The 3rd hand back-up is a "brake hand" back-up.  It is not there to protect you from incorrectly threading your rappel device.  Please stay attached to the masterpoint by your preferred method of tether (rope, pas, purcell, sling, etc.) until you check your rappel device.

Nick Goldsmith · · NEK · Joined Aug 2009 · Points: 470

I have in fact been saved once leaning back to rappel and not in my rappel device. Auto block on leg loop saved me. 

Tradiban · · 951-527-7959 · Joined Jul 2020 · Points: 212
Serge Swrote:

That’s a hand pincher waiting to happen. Ouch!

Ricky Harline · · Angel's Camp, CA · Joined Nov 2016 · Points: 147
Nick Goldsmithwrote:

I don't see any real drawbacks to how I have my rig attached to my leg loop.

Apparently there have been some weird situations where much of the weight transferred to the third on the leg loop. Unsure of how big of a problem this is, and it doesn't seem to happen often. I think rappelling systems as taught by the AMGA and like minded institutions basically assume people are idiots and teach accordingly. Tbf I do think that should be their working assumption but I also think that means that there's lots of opportunity for practices that are safe but run counter to what these orgs teach. 

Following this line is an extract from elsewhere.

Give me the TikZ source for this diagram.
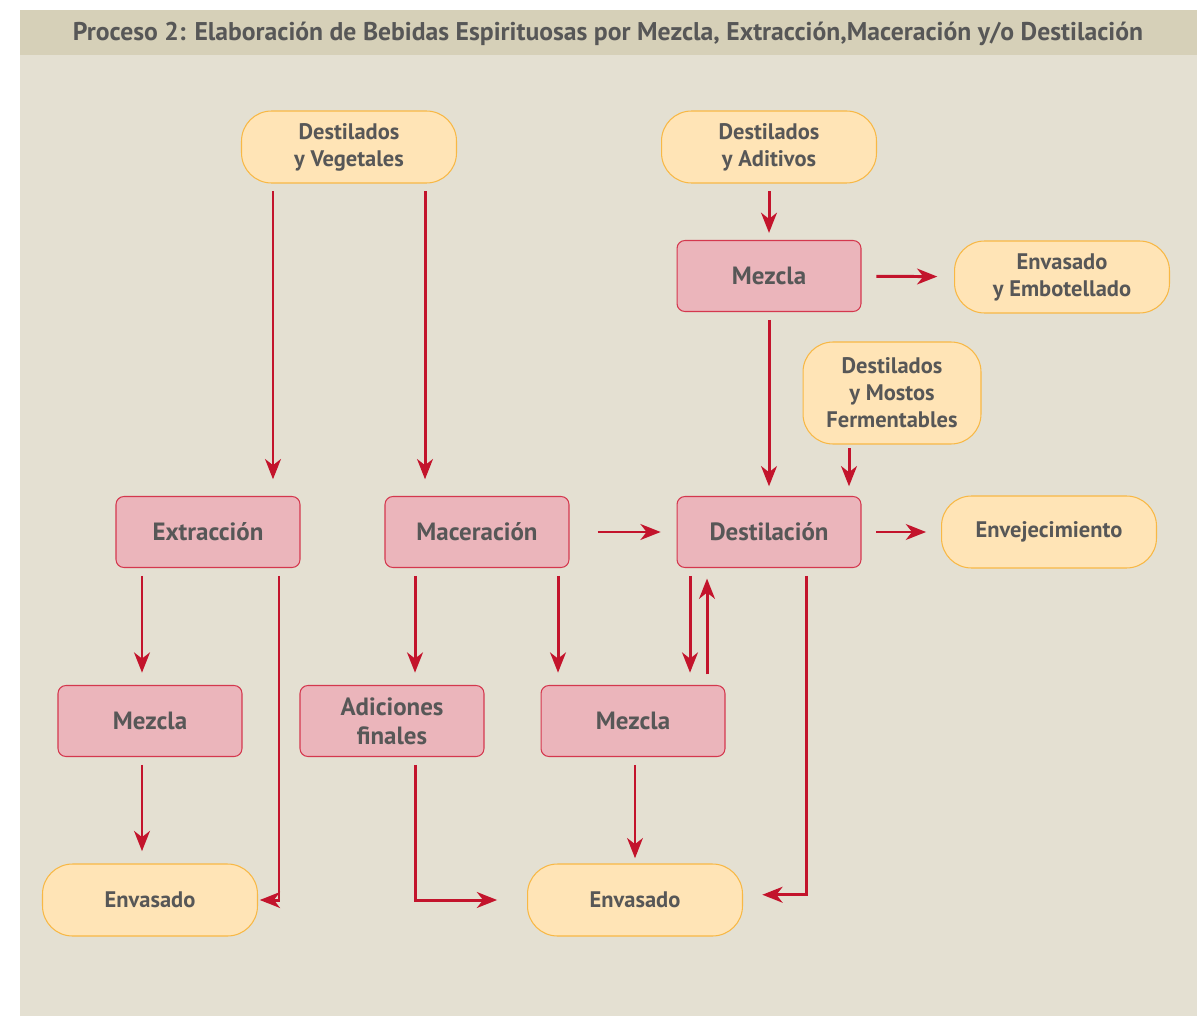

Nick Goldsmith · · NEK · Joined Aug 2009 · Points: 470

Apparently I don't have those issues with my setup. Thousands of hours in use in all kinds of conditions with no serious mishaps. 

Ricky Harline · · Angel's Camp, CA · Joined Nov 2016 · Points: 147
Nick Goldsmithwrote:

Apparently I don't have those issues with my setup. Thousands of hours in use in all kinds of conditions with no serious mishaps. 

And I don't think you ever will encounter a problem. That doesn't mean that the extended rappel shouldn't be the default taught to the masses, however. 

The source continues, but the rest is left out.